Cash came to La. and learned to write about the mountains

Wiley Cash credits the writing of his novel A Land More Kind Than Home to Louisiana influences.

“Ernest Gaines has influenced me more than anybody else, both in my writing life and in my personal life. I think he’s the South’s greatest living writer,” Cash said in a phone interview May 4. Cash studied under Gaines at The University of Louisiana at Lafayette.

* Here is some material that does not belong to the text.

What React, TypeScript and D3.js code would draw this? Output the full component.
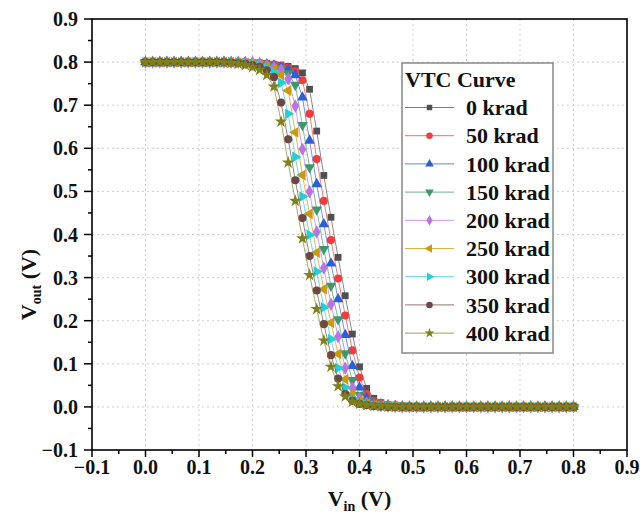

“I think he’s kind of the keeper of the tradition right now. It’s kind of funny, I learned to write in his workshop and by reading him — how to write realistic dialog, how to move a character from a pickup truck to a front porch, how to have them move through space through the yard and have them walk while they talk. I learned so many things from him, but also just learned the habit of writing, how to read like a writer, how to talk about writing, how to diagnose weaknesses and strengths in your writing. And then I got the idea for the novel from another one of my professors, Reggie Young. It’s funny. I tell people that I am a white guy who learned to write about the North Carolina mountains from two black guys in Louisiana,” Cash said.

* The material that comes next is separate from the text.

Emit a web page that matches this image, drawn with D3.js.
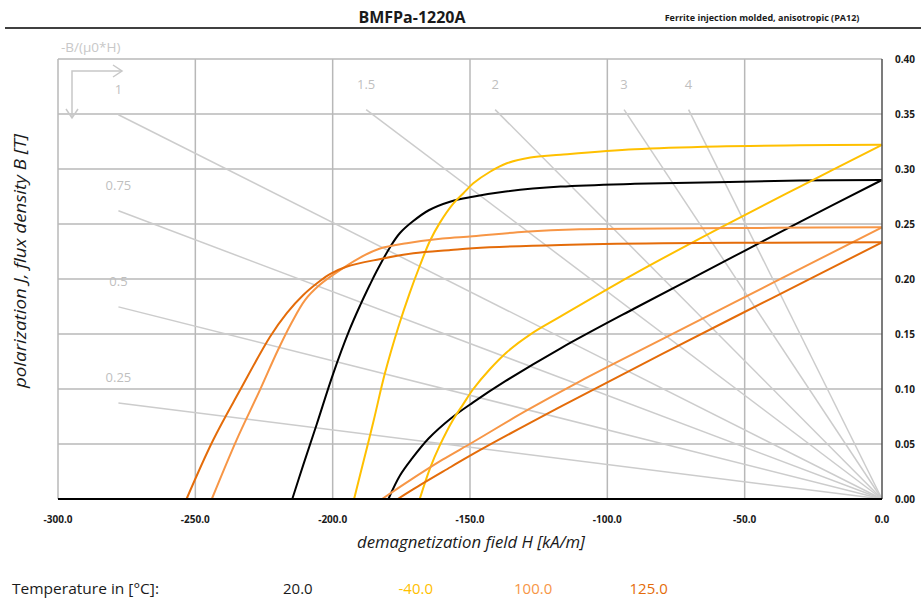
<!DOCTYPE html>
<html>
<head>
<meta charset="utf-8">
<script src="https://cdn.jsdelivr.net/npm/d3@7"></script>
<style>
  body { margin: 0; background: #fff; }
  svg { font-family: "Liberation Sans Narrow", "Open Sans", sans-serif; }
</style>
</head>
<body>
<div id="chart"></div>
<script>
// field H [kA/m], polarization J / flux density B [T]
var hTicks = [-300, -250, -200, -150, -100, -50, 0];
var bTicks = [0, 0.05, 0.10, 0.15, 0.20, 0.25, 0.30, 0.35, 0.40];

// permeance coefficients -B/(mu0*H)
var permeance = [0.25, 0.5, 0.75, 1, 1.5, 2, 3, 4];

var temperatures = ["20.0", "-40.0", "100.0", "125.0"];
var tempColors = ["#000000", "#ffc000", "#f79646", "#e46c0a"];

// 20 °C
var j20 = [[0,0.290],[-30,0.2895],[-60,0.288],[-90,0.2865],[-117,0.284],[-137,0.2795],[-149,0.2748],[-157,0.2705],[-165,0.2625],[-171,0.252],[-175.5,0.2418],[-179,0.2294],[-184,0.207],[-186.5,0.1945],[-190,0.176],[-194,0.153],[-199.8,0.114],[-205.8,0.068],[-210.7,0.031],[-214.7,0]];
var b20 = [[0,0.290],[-30,0.2518],[-60,0.2126],[-90,0.1734],[-117,0.137],[-137,0.1073],[-149,0.0876],[-157,0.0732],[-165,0.0552],[-171,0.0371],[-175.5,0.0213],[-179.7,0]];
// -40 °C
var jm40 = [[0,0.322],[-30,0.3215],[-60,0.3205],[-90,0.318],[-117,0.313],[-128,0.3105],[-136.6,0.3052],[-142.7,0.2975],[-148.8,0.287],[-152.4,0.278],[-156.1,0.2685],[-161,0.251],[-164.6,0.2345],[-168.2,0.2125],[-172,0.187],[-176,0.157],[-181,0.114],[-185.2,0.07],[-190,0.022],[-192.2,0]];
var bm40 = [[0,0.322],[-30,0.2838],[-60,0.2451],[-90,0.2049],[-117,0.166],[-128,0.1497],[-136.6,0.1335],[-142.7,0.1182],[-148.8,0.1000],[-152.4,0.0865],[-156.1,0.0723],[-161,0.0487],[-164.6,0.0277],[-168.3,0]];
// 100 °C
var j100 = [[0,0.247],[-40,0.2465],[-80,0.2458],[-110,0.2452],[-130,0.243],[-149,0.2388],[-160,0.2368],[-173,0.2325],[-183,0.2275],[-190,0.2195],[-200,0.2035],[-205,0.194],[-210,0.181],[-215,0.16],[-220,0.135],[-226.5,0.099],[-235,0.0536],[-244,0]];
var b100 = [[0,0.247],[-40,0.1962],[-80,0.1453],[-110,0.107],[-130,0.0796],[-149,0.0516],[-160,0.0357],[-173,0.0151],[-182,0]];
// 125 °C
var j125 = [[0,0.2333],[-40,0.2330],[-80,0.2325],[-117,0.231],[-149,0.228],[-157,0.2264],[-170.6,0.2234],[-183,0.218],[-195,0.2112],[-201,0.2045],[-205,0.1975],[-210.7,0.1855],[-216.7,0.169],[-222.8,0.1475],[-233.7,0.099],[-243.5,0.0536],[-253.2,0]];
var b125 = [[0,0.2333],[-40,0.1827],[-80,0.132],[-117,0.084],[-149,0.0408],[-157,0.0291],[-170.6,0.009],[-176.3,0]];

var curves = [
  { t: 0, pts: j20 }, { t: 0, pts: b20 },
  { t: 1, pts: jm40 }, { t: 1, pts: bm40 },
  { t: 2, pts: j100 }, { t: 2, pts: b100 },
  { t: 3, pts: j125 }, { t: 3, pts: b125 }
];

var width = 921, height = 599;
var plotLeft = 58, plotRight = 882, plotTop = 59, plotBottom = 499;
var mu0 = 4 * Math.PI * 1e-4; // T per kA/m
var loadHMin = -278, loadBMax = 0.354;

var svg = d3.select("#chart").append("svg")
    .attr("width", width)
    .attr("height", height);

var x = d3.scaleLinear().domain([-300, 0]).range([plotLeft, plotRight]);
var y = d3.scaleLinear().domain([0, 0.40]).range([plotBottom, plotTop]);

// title
svg.append("text")
    .attr("x", 412).attr("y", 23)
    .attr("text-anchor", "middle")
    .style("font-size", "16px").style("font-weight", "bold")
    .style("fill", "#1a1a1a")
    .text("BMFPa-1220A");

svg.append("text")
    .attr("x", 762).attr("y", 21)
    .attr("text-anchor", "middle")
    .style("font-size", "9px").style("font-weight", "bold")
    .style("fill", "#1a1a1a")
    .text("Ferrite injection molded, anisotropic (PA12)");

svg.append("line")
    .attr("x1", 5).attr("x2", width)
    .attr("y1", 28).attr("y2", 28)
    .style("stroke", "#404040").style("stroke-width", 2);

// grid
svg.append("g").selectAll("line")
    .data(hTicks.filter(d => d < 0))
    .join("line")
    .attr("x1", d => x(d)).attr("x2", d => x(d))
    .attr("y1", y(0.40)).attr("y2", y(0))
    .style("stroke", "#b8b8b8").style("stroke-width", 1.5);

svg.append("g").selectAll("line")
    .data(bTicks.filter(d => d > 0))
    .join("line")
    .attr("x1", x(-300)).attr("x2", x(0))
    .attr("y1", d => y(d)).attr("y2", d => y(d))
    .style("stroke", "#b8b8b8").style("stroke-width", 1.5);

// load lines
var loads = permeance.map(function(p) {
  var h0 = Math.max(loadHMin, -loadBMax / (p * mu0));
  return { p: p, h0: h0, b0: -p * mu0 * h0 };
});

svg.append("g").selectAll("line")
    .data(loads)
    .join("line")
    .attr("x1", d => x(d.h0)).attr("y1", d => y(d.b0))
    .attr("x2", x(0)).attr("y2", y(0))
    .style("stroke", "#cccccc").style("stroke-width", 1.5);

svg.append("g").selectAll("text")
    .data(loads)
    .join("text")
    .attr("x", d => x(d.h0))
    .attr("y", d => y(d.b0) - 21)
    .attr("text-anchor", "middle")
    .style("font-size", "13px")
    .style("fill", "#bfbfbf")
    .text(d => d.p);

// -B/(mu0*H) marker
svg.append("text")
    .attr("x", 61).attr("y", 52)
    .style("font-size", "13.5px").style("fill", "#c8c8c8")
    .text("-B/(\u00b50*H)");

var arrow = svg.append("g")
    .style("stroke", "#c8c8c8").style("stroke-width", 1.5).style("fill", "none");
arrow.append("path").attr("d", "M72,118 L72,71 L122,71");
arrow.append("path").attr("d", "M113,65 L122,71 L113,77");
arrow.append("path").attr("d", "M66,109 L72,118 L78,109");

// curves
var line = d3.line()
    .x(d => x(d[0]))
    .y(d => y(d[1]))
    .curve(d3.curveCatmullRom.alpha(0.5));

svg.append("g").selectAll("path")
    .data(curves)
    .join("path")
    .attr("d", d => line(d.pts))
    .style("fill", "none")
    .style("stroke", d => tempColors[d.t])
    .style("stroke-width", 2);

// axes frame
svg.append("line")
    .attr("x1", x(0)).attr("x2", x(0))
    .attr("y1", y(0.40)).attr("y2", y(0))
    .style("stroke", "#505050").style("stroke-width", 1.5);

svg.append("line")
    .attr("x1", x(-300)).attr("x2", x(0))
    .attr("y1", y(0)).attr("y2", y(0))
    .style("stroke", "#000").style("stroke-width", 2);

// tick labels
svg.append("g").selectAll("text")
    .data(hTicks)
    .join("text")
    .attr("x", d => x(d))
    .attr("y", y(0) + 24)
    .attr("text-anchor", "middle")
    .style("font-size", "10px").style("font-weight", "bold")
    .style("fill", "#1a1a1a")
    .text(d => d3.format(".1f")(d).replace("\u2212", "-"));

svg.append("g").selectAll("text")
    .data(bTicks)
    .join("text")
    .attr("x", 895)
    .attr("y", d => y(d) + 4)
    .style("font-size", "10px").style("font-weight", "bold")
    .style("fill", "#1a1a1a")
    .text(d => d3.format(".2f")(d));

// axis titles
svg.append("text")
    .attr("x", 471).attr("y", 548)
    .attr("text-anchor", "middle")
    .attr("textLength", 228).attr("lengthAdjust", "spacingAndGlyphs")
    .style("font-size", "16px").style("font-style", "italic")
    .style("fill", "#1a1a1a")
    .text("demagnetization field H [kA/m]");

svg.append("text")
    .attr("transform", "translate(26,261) rotate(-90)")
    .attr("text-anchor", "middle")
    .attr("textLength", 254).attr("lengthAdjust", "spacingAndGlyphs")
    .style("font-size", "16px").style("font-style", "italic")
    .style("fill", "#1a1a1a")
    .text("polarization J, flux density B [T]");

// legend
svg.append("text")
    .attr("x", 12).attr("y", 594)
    .attr("textLength", 147).attr("lengthAdjust", "spacingAndGlyphs")
    .style("font-size", "15px")
    .style("fill", "#1a1a1a")
    .text("Temperature in [\u00b0C]:");

svg.append("g").selectAll("text")
    .data(temperatures)
    .join("text")
    .attr("x", (d, i) => 283 + i * 115.5)
    .attr("y", 594)
    .style("font-size", "15px")
    .style("fill", (d, i) => i === 0 ? "#1a1a1a" : tempColors[i])
    .text(d => d);
</script>
</body>
</html>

“I got down to Louisiana, down to Lafayette in the heart of Cajun country, and realized how desperately I missed North Carolina. I began listening to musicians from North Carolina and reading the work of North Carolina writers and when I was taking a workshop with Ernest Gaines in the fall of 2003, I realized what compelled him to write about Louisiana. It was because he’d left it when he was 16 to go to California. He couldn’t get Louisiana out of his system, and no matter how hard I tried, I couldn’t get North Carolina out of mine, and I realized that if I wrote about it, I could kind of recreate it and go back there and could kind of live in two places at once,” Cash said. “It was magical, because I loved Louisiana so much but I also had a longing for North Carolina at the same time. I got to do both, and it was amazing.”

Young, the professor who provided the inspiration for the book’s plot, taught Cash in an African-American literature class. “He brought in a story about a young African-American boy in Chicago who was autistic and he was smothered during a healing service. I just thought that was such an interesting story, and I wanted to write about it but I’d never been to Chicago at that time and I couldn’t speak for the African-American community. But I knew that I could take that story and set in western North Carolina because I know that place. I know those people. I know what their customs are. I know what their dialect is. I know what the land looks like. And that’s kinda what the story is,” Cash said.

The book is Cash’s first novel, and while the plot and his writing influences are Louisiana-bred, the book born of them is pure North Carolina.

“I grew up in a Southern Baptist church, so I’m familiar with evangelical language and charismatic language. I’ve heard people speak in tongues. I’ve seen faith healing, but I’ve never seen a snake handling service. My minor in college was in history, and I took a class in Appalachian history in college, and we did some studies of snake handling, read some books on it, watched some documentaries on it. And it was the kind of thing up in western North Carolina and even in West Virginia where I live now, you know it’s there. You can find it, and it’s not like they hide it. I just never ventured out to discover it, because I didn’t really feel I needed to. I wasn’t so much interested in representing a snake handling service as much as I was in getting the people right,” Cash said.

He has done that. The book has already received strong reviews and is a selection of Barnes & Noble’s Summer 2012 Discover Great New Writers Program. Cash will be signing books in Lafayette on Wednesday, May 30, and plans to come to the Louisiana Book Festival this fall.